步子
谁要说人走路的姿态带着的都是先祖的血脉和自己的个性,多少有点睁眼说瞎话。
军训的时间不用太长,但凡有个把月,一准把你走路的姿态调教得像从教官那个模子里刻出来的一样。这个时候,哪里还有先祖的血脉和自己的个性在“作祟”?
有一年,在某学院进行集中学习,就有军事训练这门课程。班上有几位,平常走路特别有领导范儿。或者龙行虎步,或者特立独行。剃着平头的教官多余的话一句都没有,只是没完没了地进行齐步走、正步走的队列训练。一开始整班一起走,大家也没怎么在意。后来变成两行两行的走,前面两行齐步走时,后面两行列队观摩。再后来,是一行一行地训练。所有暂时不训练的,都可以用目光对训练者进行“评头论足”。
就这样,两天下来,那些步伐六亲不认、龙行虎步的收敛了不少。
我有几个损友,他们特别乐于观察我走路。又或者正是在那次大家都开始注意收敛的队列训练上,我这点瑕疵没有收敛住,从此落下了“恶名”。
我自己也有意识地体会过。我走路的主要问题有二,一是小时候比较贪长,不知不觉就成了家族中个头儿最高的一个。坏处是一不留神容易打软腿,经常因为踩空而“失足”。慢慢地形成了预防“失足”的条件反射,这一点“有意”一着痕迹,便显得不自然了。二是腿比较长,跟人一起散步,容易差距拉得太大。一来二回,在迁就人的同时,练就了不自觉的花活儿——迈腿出去时,总爱加个休止符或一些多余动作。特别像英国皇家卫队那种夸张的正步,只是花活儿一明显,人便显得有点飘。说人飘不好听,就怪罪到腿上——腿有点飘。特别是右腿,几乎每次迈出去时,都自觉、不自觉地带着花活儿。
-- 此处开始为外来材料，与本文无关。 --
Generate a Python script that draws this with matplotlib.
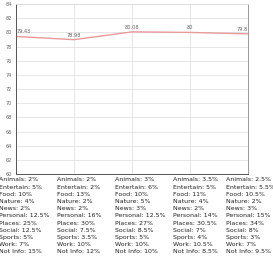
import matplotlib.pyplot as plt

points = [0, 1, 2, 3, 4]
scores = [79.43, 78.98, 80.08, 80, 79.8]
score_labels = ["79.43", "78.98", "80.08", "80", "79.8"]

categories = ["Animals", "Entertain", "Food", "Nature", "News", "Personal",
              "Places", "Social", "Sports", "Work", "Not Info"]
shares = [
    ["2%", "5%", "10%", "4%", "2%", "12.5%", "25%", "12.5%", "5%", "7%", "15%"],
    ["2%", "2%", "13%", "2%", "2%", "16%", "30%", "7.5%", "3.5%", "10%", "12%"],
    ["3%", "6%", "10%", "5%", "3%", "12.5%", "27%", "8.5%", "5%", "10%", "10%"],
    ["3.5%", "5%", "11%", "4%", "2%", "14%", "30.5%", "7%", "4%", "10.5%", "8.5%"],
    ["2.5%", "5.5%", "10.5%", "2%", "3%", "15%", "34%", "8%", "3%", "7%", "9.5%"],
]


def main():
    fig = plt.figure(figsize=(2.73, 2.56), dpi=100)
    ax = fig.add_axes([0.059, 0.32, 0.849, 0.664])

    ax.plot(points, scores, color="#e79a9a", linewidth=1.0)

    # value labels, kept inside the plot at both ends
    for i, (x, y, s) in enumerate(zip(points, scores, score_labels)):
        ha = "left" if i == 0 else ("right" if i == len(points) - 1 else "center")
        ax.annotate(s, (x, y), xytext=(0, 1.5), textcoords="offset points",
                    ha=ha, va="bottom", fontsize=3.6, color="#666666")

    ax.set_xlim(0, 4)
    ax.set_ylim(60, 84)
    ax.set_yticks(range(60, 85, 2))
    ax.set_xticks(points)
    ax.set_xticklabels([])
    ax.tick_params(axis="y", labelsize=3.6, labelcolor="#666666", length=0, pad=3)
    ax.tick_params(axis="x", length=0)
    ax.grid(True, color="#e2e2e2", linewidth=0.6)
    for side in ["left", "bottom"]:
        ax.spines[side].set_color("#555555")
        ax.spines[side].set_linewidth(0.7)
    ax.spines["right"].set_color("#999999")
    ax.spines["right"].set_linewidth(0.7)
    ax.spines["top"].set_color("#dddddd")
    ax.spines["top"].set_linewidth(0.6)

    # category breakdown under each point
    for i, x in enumerate(points):
        block = "\n".join(f"{c}: {v}" for c, v in zip(categories, shares[i]))
        off = -0.385 if i == len(points) - 1 else -0.3
        ax.text(x + off, -0.02, block, transform=ax.get_xaxis_transform(),
                ha="left", va="top", fontsize=4.5, linespacing=1.55,
                color="#222222", clip_on=False)

    fig.savefig("out.png", dpi=100)


if __name__ == "__main__":
    main()
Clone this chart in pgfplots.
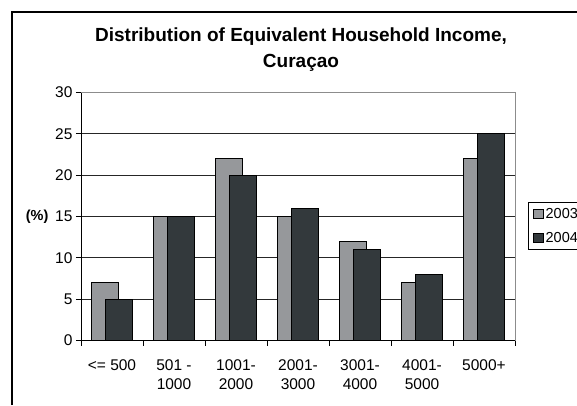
\documentclass[border=0pt]{standalone}
\usepackage{pgfplots}
\pgfplotsset{compat=1.18}
\usepackage{fontspec}
\setmainfont{Liberation Sans}
\definecolor{lightbar}{RGB}{150,152,155}
\definecolor{darkbar}{RGB}{51,57,60}
\begin{document}
\begin{tikzpicture}
\useasboundingbox (0,0) rectangle (577pt,405pt);
\node[font=\fontsize{19}{22}\selectfont\bfseries, anchor=base, inner sep=0pt] at (301pt,363.5pt) {Distribution of Equivalent Household Income,};
\node[font=\fontsize{19}{22}\selectfont\bfseries, anchor=base, inner sep=0pt] at (301pt,337pt) {Curaçao};
\begin{axis}[
  at={(81pt,64.5pt)}, anchor=south west, scale only axis,
  width=434pt, height=248pt,
  xmin=-0.5, xmax=6.5, ymin=0, ymax=30,
  axis lines=left, axis line style={-, line width=1pt, black},
  xtick={0,...,6},
  xticklabels={{<= 500},{501 -\\1000},{1001-\\2000},{2001-\\3000},{3001-\\4000},{4001-\\5000},{5000+}},
  major x tick style={draw=none},
  minor xtick={-0.5,0.5,...,6.5},
  minor x tick style={black, line width=0.8pt},
  major y tick style={black, line width=0.8pt},
  tick align=outside, major tick length=5pt, minor tick length=5pt,
  ytick={0,5,...,30},
  ymajorgrids, grid style={black!85, line width=0.8pt},
  yticklabel style={font=\fontsize{15.5}{18}\selectfont},
  xticklabel style={font=\fontsize{15.5}{19}\selectfont, align=center, anchor=north, yshift=-11pt},
  /pgf/number format/assume math mode=true,
  legend style={at={(1.03,0.558)}, anchor=north west, draw=black, line width=0.8pt,
    font=\fontsize{14.5}{17}\selectfont, row sep=8pt, inner xsep=5pt, inner ysep=4pt},
  legend cell align=left,
  clip=false,
]
\addplot[ybar, fill=lightbar, draw=black, line width=0.9pt, bar width=27pt, bar shift=-7pt,
  legend image code/.code={\draw[fill=lightbar, draw=black, line width=0.7pt] (0pt,-4.5pt) rectangle (9.5pt,5pt);}]
  coordinates {(0,7) (1,15) (2,22) (3,15) (4,12) (5,7) (6,22)};
\addplot[ybar, fill=darkbar, draw=black, line width=0.9pt, bar width=27pt, bar shift=7pt,
  legend image code/.code={\draw[fill=darkbar, draw=black, line width=0.7pt] (0pt,-4.5pt) rectangle (9.5pt,5pt);}]
  coordinates {(0,5) (1,15) (2,20) (3,16) (4,11) (5,8) (6,25)};
\legend{2003,2004}
\draw[black!45, line width=1pt] (axis cs:-0.5,30) -- (axis cs:6.5,30) -- (axis cs:6.5,0);
\node[font=\fontsize{14.5}{17}\selectfont\bfseries] at (axis description cs:-0.101,0.5) {(\%)};
\end{axis}
\draw[line width=2pt, black] (11.5pt,0pt) -- (11.5pt,392.5pt) -- (577pt,392.5pt);
\end{tikzpicture}
\end{document}
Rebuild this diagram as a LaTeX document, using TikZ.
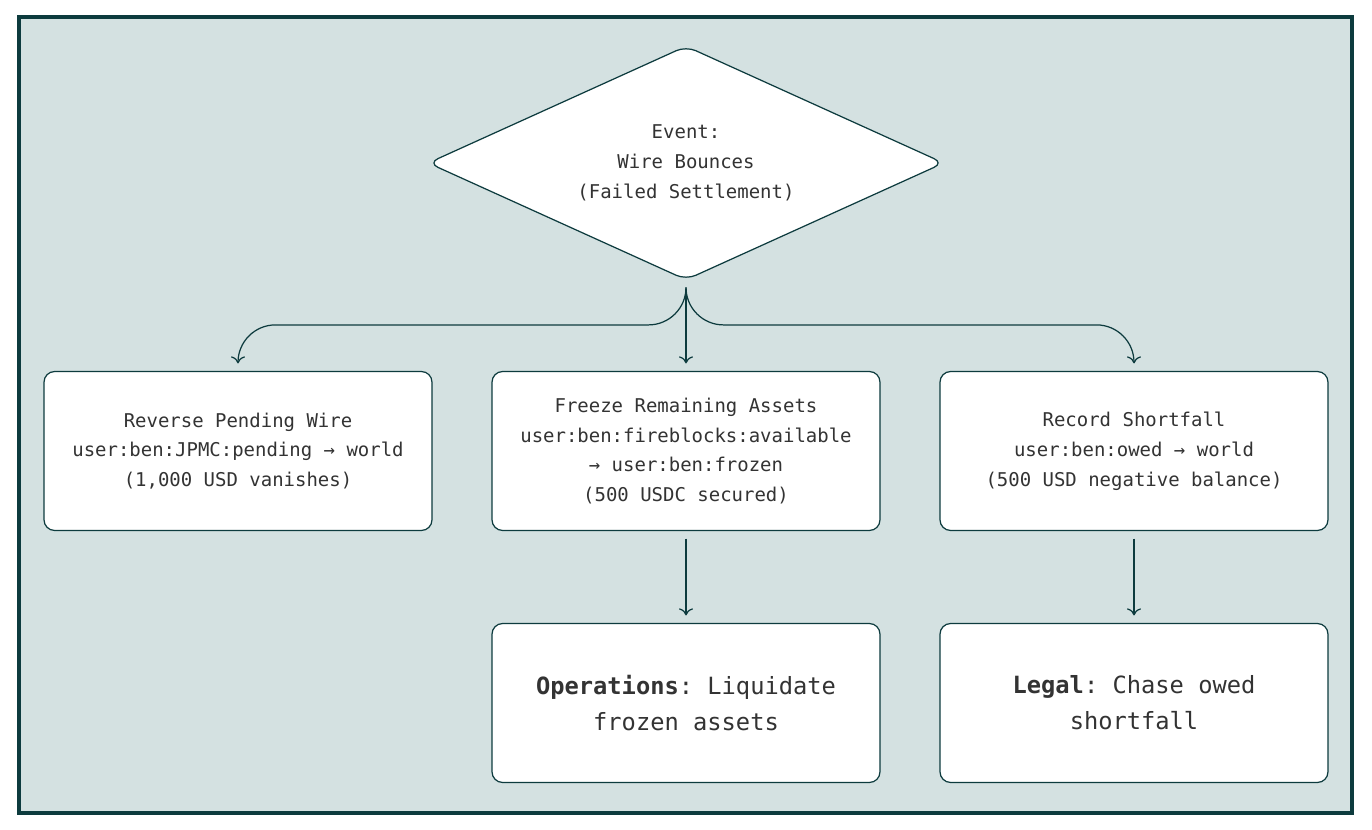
\documentclass[tikz,border=0pt]{standalone}
\usepackage{fontspec}
\setmonofont{DejaVu Sans Mono}
\usetikzlibrary{shapes.geometric,arrows.meta,positioning}
\definecolor{ink}{HTML}{0D3B3E}
\definecolor{pane}{HTML}{D4E1E1}
\tikzset{
  box/.style={draw=ink,line width=0.7pt,fill=white,rounded corners=6pt,
    minimum width=7.76cm,minimum height=3.18cm,align=center,
    font=\ttfamily\fontsize{10.8}{17}\selectfont,text=black!80},
  bigbox/.style={box,font=\ttfamily\fontsize{13.5}{20.5}\selectfont},
  arr/.style={draw=ink,line width=0.7pt,-{To[length=4pt,width=8pt]}}
}
\begin{document}
\begin{tikzpicture}[x=0.02cm,y=-0.02cm]
  \useasboundingbox (0,0) rectangle (1372,830);
  \filldraw[draw=ink,line width=2.2pt,fill=pane] (19,17) rectangle (1352,813);

  \node[diamond,draw=ink,line width=0.7pt,fill=white,rounded corners=6pt,
    minimum width=10.32cm,minimum height=4.68cm,aspect=2.2,inner sep=0pt,
    align=center,font=\ttfamily\fontsize{10.8}{17}\selectfont,text=black!80]
    (event) at (686,163) {Event:\\Wire Bounces\\(Failed Settlement)};

  \node[box] (reverse) at (238,451) {Reverse Pending Wire\\user:ben:JPMC:pending → world\\(1,000 USD vanishes)};
  \node[box] (freeze) at (686,451) {Freeze Remaining Assets\\user:ben:fireblocks:available\\→ user:ben:frozen\\(500 USDC secured)};
  \node[box] (record) at (1134,451) {Record Shortfall\\user:ben:owed → world\\(500 USD negative balance)};

  \node[bigbox] (ops) at (686,703) {\textbf{Operations}: Liquidate\\frozen assets};
  \node[bigbox] (legal) at (1134,703) {\textbf{Legal}: Chase owed\\shortfall};

  \coordinate (split) at (686,289);
  \draw[arr,rounded corners=0.75cm] (split) |- ([yshift=0.92cm]reverse.north) -- ([yshift=0.15cm]reverse.north);
  \draw[arr,rounded corners=0.75cm] (split) |- ([yshift=0.92cm]record.north) -- ([yshift=0.15cm]record.north);
  \draw[arr] (split) -- ([yshift=0.15cm]freeze.north);
  \draw[arr] ([yshift=-0.15cm]freeze.south) -- ([yshift=0.15cm]ops.north);
  \draw[arr] ([yshift=-0.15cm]record.south) -- ([yshift=0.15cm]legal.north);
\end{tikzpicture}
\end{document}
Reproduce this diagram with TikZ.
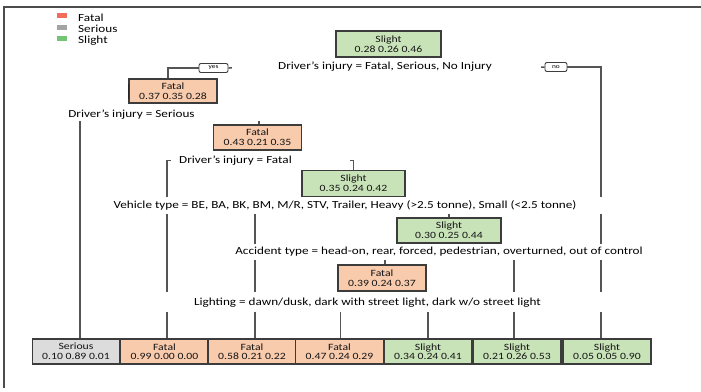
\documentclass[tikz,border=0pt]{standalone}
\usepackage{fontspec}
\newfontfamily\cf{Carlito}[FakeStretch=1.22]
\definecolor{fatalfill}{HTML}{F8CBAD}
\definecolor{slightfill}{HTML}{C9E3B9}
\definecolor{seriousfill}{HTML}{DCDCDC}
\definecolor{boxdraw}{HTML}{3C3C3C}
\definecolor{linecol}{HTML}{555555}
\definecolor{legred}{HTML}{F26D5E}
\definecolor{leggray}{HTML}{A3A3A3}
\definecolor{leggreen}{HTML}{74C476}
\pgfdeclarelayer{connl}
\pgfdeclarelayer{maskl}
\pgfsetlayers{connl,maskl,main}
\begin{document}
\begin{tikzpicture}[x=1pt,y=-1pt,
  treebox/.style={draw=boxdraw, line width=1.1pt, align=center, inner sep=0pt,
    minimum height=25pt, font=\cf\fontsize{9.6}{9.6}\selectfont, text=black!92},
  fatalbox/.style={treebox, fill=fatalfill, minimum width=88pt},
  slightbox/.style={treebox, fill=slightfill, minimum width=88pt},
  seriousbox/.style={treebox, fill=seriousfill, minimum width=87pt},
  splitlabel/.style={inner sep=0pt, font=\cf\fontsize{10.8}{13}\selectfont, text=black},
  legtext/.style={inner sep=0pt, anchor=base west, font=\cf\fontsize{10.8}{13}\selectfont, text=black},
  legsq/.style={inner sep=0pt, minimum width=10pt, minimum height=5pt},
  tag/.style={draw=boxdraw, line width=0.9pt, rounded corners=2pt, fill=white,
    minimum height=9pt, inner sep=0pt, font=\cf\fontsize{6}{6}\selectfont},
  conn/.style={draw=linecol, line width=1.5pt},
  masknode/.style={fill=white, draw=none, inner sep=0pt}
]
\useasboundingbox (0,0) rectangle (701,391);
% frame
\draw[draw=black!70, line width=1.8pt] (4,388) -- (4,6.7) -- (701,6.7);

% legend
\node[legsq, fill=legred] (lsqf) at (62,15.5) {};
\node[legsq, fill=leggray] (lsqs) at (62,27) {};
\node[legsq, fill=leggreen] (lsqg) at (62,38.5) {};
\node[legtext] (ltf) at (78,21) {Fatal};
\node[legtext] (lts) at (78,32.3) {Serious};
\node[legtext] (ltg) at (78,43.5) {Slight};

% internal nodes
\node[slightbox, minimum width=105pt, minimum height=26pt] (root) at (388.5,44) {Slight\\0.28 0.26 0.46};
\node[fatalbox, minimum height=24pt] (f37) at (173,91) {Fatal\\0.37 0.35 0.28};
\node[fatalbox] (f43) at (257.5,137.5) {Fatal\\0.43 0.21 0.35};
\node[slightbox, minimum width=103pt, minimum height=26pt] (s35) at (353.5,183.5) {Slight\\0.35 0.24 0.42};
\node[slightbox, minimum width=104pt] (s30) at (449,230.5) {Slight\\0.30 0.25 0.44};
\node[fatalbox, minimum height=26pt] (f39) at (382,278) {Fatal\\0.39 0.24 0.37};

% leaves
\node[seriousbox] (ser) at (76,351.5) {Serious\\0.10 0.89 0.01};
\node[fatalbox] (f99) at (164.5,351.5) {Fatal\\0.99 0.00 0.00};
\node[fatalbox] (f58) at (252,351.5) {Fatal\\0.58 0.21 0.22};
\node[fatalbox] (f47) at (339.5,351.5) {Fatal\\0.47 0.24 0.29};
\node[slightbox] (s34) at (428,351.5) {Slight\\0.34 0.24 0.41};
\node[slightbox] (s21) at (517,351.5) {Slight\\0.21 0.26 0.53};
\node[slightbox] (s05) at (607,351.5) {Slight\\0.05 0.05 0.90};

% split labels
\node[splitlabel] (L1) at (385,67) {Driver’s injury = Fatal, Serious, No Injury};
\node[splitlabel] (L2) at (131.5,114.5) {Driver’s injury = Serious};
\node[splitlabel] (L3) at (235.5,160.5) {Driver’s injury = Fatal};
\node[splitlabel] (L4) at (345,205.5) {Vehicle type = BE, BA, BK, BM, M/R, STV, Trailer, Heavy (>2.5 tonne), Small (<2.5 tonne)};
\node[splitlabel] (L5) at (439,252) {Accident type = head-on, rear, forced, pedestrian, overturned, out of control};
\node[splitlabel] (L6) at (367.5,302.5) {Lighting = dawn/dusk, dark with street light, dark w/o street light};

% yes / no tags
\node[tag, minimum width=29pt] (yes) at (213.5,68) {yes};
\node[tag, minimum width=22pt] (no) at (556,67) {no};

% thick mark on left of f37
\draw[draw=black!85, line width=1.6pt] ([yshift=-6pt]f37.north west) -- ([yshift=5pt]f37.south west);

\begin{pgfonlayer}{connl}
\draw[conn] (yes.east) -- (no.west);
\draw[conn] (yes.west) -| ([xshift=-5pt]f37.north);
\draw[conn] (no.east) -| ([xshift=-6pt]s05.north);
\draw[conn] ([xshift=4pt]ser.north) |- (L2.center) -| ([xshift=1.5pt]f43.north);
\draw[conn] ([xshift=2.5pt]f99.north) |- (L3.center) -| (s35.north);
\draw[conn] ([xshift=3pt]f58.north) |- (L4.center) -| (s30.north);
\draw[conn] ([xshift=3pt]f39.north) |- (L5.center) -| ([xshift=-3pt]s21.north);
\draw[conn] ([xshift=1pt]f47.north) |- (L6.center) -| (s34.north);
\end{pgfonlayer}

\begin{pgfonlayer}{maskl}
\node[masknode, minimum width=309pt, minimum height=15pt] (m1) at (386.5,67.5) {};
\node[masknode, minimum width=200pt, minimum height=14pt] (m2) at (162,114) {};
\node[masknode, minimum width=179pt, minimum height=15pt] (m3) at (260.5,160.5) {};
\node[masknode, minimum width=502pt, minimum height=17pt] (m4) at (356,205.5) {};
\node[masknode, minimum width=422pt, minimum height=16.5pt] (m5) at (439,251.75) {};
\node[masknode, minimum width=462pt, minimum height=20pt] (m6) at (381,302) {};
\end{pgfonlayer}
\end{tikzpicture}
\end{document}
损友点评,通常以我们能接受的方式,所以,我对他们口中调侃的这两点走路姿态上的毛病不以为然。甚至能坦然地和亲密的朋友主动聊到这一点。
忽一日,我那朋友来了句“走路姿态也自带基因——是遗传的”。他那天碰巧看到父亲和我,以及五六岁的儿子一起上街。父亲走在前面,我走在中间,儿子晃晃悠悠、东瞅西看跟在后面。
我那朋友说,你们一家三代人,走路姿态一个样,都有防闪失和右腿迈出带花活儿的特点。
我瞅一眼走在前面的父亲,他已经七十多了。耳朵有点聋,眼睛也有些不太好使。完全就是靠两条腿在走路,所以那动作更真朴一些。果然是深一脚、浅一脚的,但每一脚落地前,都带着防范,唯恐踩空了。果然是右腿迈出到极限后,硬生生以膝盖驱动着小腿向前再弹出那么一下,小腿弹回的瞬间,刚好落地。儿子走路的样子,我没有认真观察,想来我那朋友所言不差。
我没见过牛顿、爱因斯坦这一类的大师思考问题时的步子。但我真见过一位朋友用脚步思考的样子。
他走路时,很少抬头,当然也不是总低着头。面孔是什么样的,因为很少正面面对,所以难以名状,总之用“煞有介事”形容是不为过的。简单的走路也好,甚至悠闲地踱步也好,他总是那样的面孔,那样一副德行。除非开口说话,他一准会将脸调整到正对着你的程度,那个动作极快,也就是转瞬之间,他出离了他原本正在进行着的煞有介事的思考,摆给你一张略带腼腆的笑脸。
走得慢时,他的脚像是在寻找石头。多少有点百无聊赖感,好像踩着石块过河的人,抬脚后不寻到下一块石块,便无处下脚。但他的“寻找”,就在电光火石之间。远远看去,如果不是自行脑补,你很难注意到他每一次的落脚,都有一个“寻找”的意思在。
他聪明得很,脑回路特别灵光。我想,大概与他每一步的“训练”有关。
他喜欢迷彩,喜欢导演身上穿的那种有许多兜兜的衣服。他有太多的思绪需要掩盖,有太多的心思需要装进口袋。